Sudanese President Omar al-Bashir declared war on Thursday against South Sudan after the parliament in Khartoum passed a resolution pronouncing the recently independent South an enemy that “must be fought until it is defeated”. President al-Bashir reinforced the declaration by launching four attacks in a 24-hour period against its former half as fighting along the two states’ controversial border region showed no sign of dwindling.

The swelling violence, which President al-Bashir declared has “revived the spirit of jihad and martyrdom among the Sudanese people”, stems from the South’s vote last year in favor of independence. Provoked by 20 years of civil war that left over 2 million dead and al-Bashir wanted by the the International Criminal Court on charges of war crimes — South Sudan’s creation came with critical issues unsettled, namely: a structure for the distribution of oil wealth and defined borderlines establishing the two state’s sphere of jurisdiction.

Southern forces approach Heglig (Photo: AFP)

Recent tensions between the feuding countries met their peak in Heglig, a town located in the disputed border area responsible for producing 60,000 barrels of oil per day. As a critical source of revenue for the North, whose economy was hit hard by a 75 percent loss in oil reserves following the South’s secession, South Sudan’s seizure of Heglig last week provoked a Northern aerial bombardment that killed 5 civilians.

The United Nations Security Council condemned Sudan’s aerial attacks and strongly demanded that Southern forces retreat from Heglig. The UNSC also threatened to implement economic sanctions should violence continue, in an action likely motivated by Washington’s role in brokering the 2005 peace accord that provided the framework for the South’s secession, as well as Russian and Chinese close ties with Khartoum.

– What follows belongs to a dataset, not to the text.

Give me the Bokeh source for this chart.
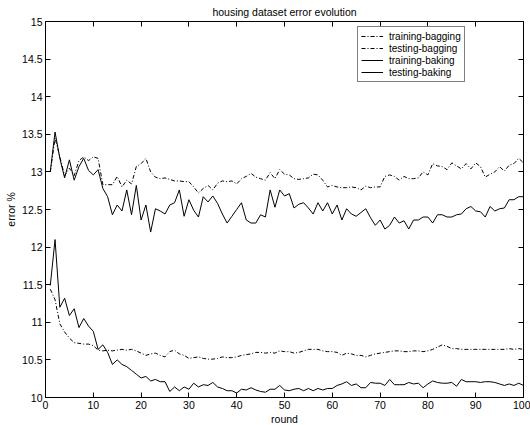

The South has agreed to withdraw from Heglig on a conditional basis, but maintains that it had not infringed upon Sudan’s territory based on borders outlined in 1956 by British colonialists. And yet, the countries remain on the brink of a full-scale war. Rather than allow the situation to escalate, Washington must now take the lead and demand the neighbors immediately return to negotiating remaining issues.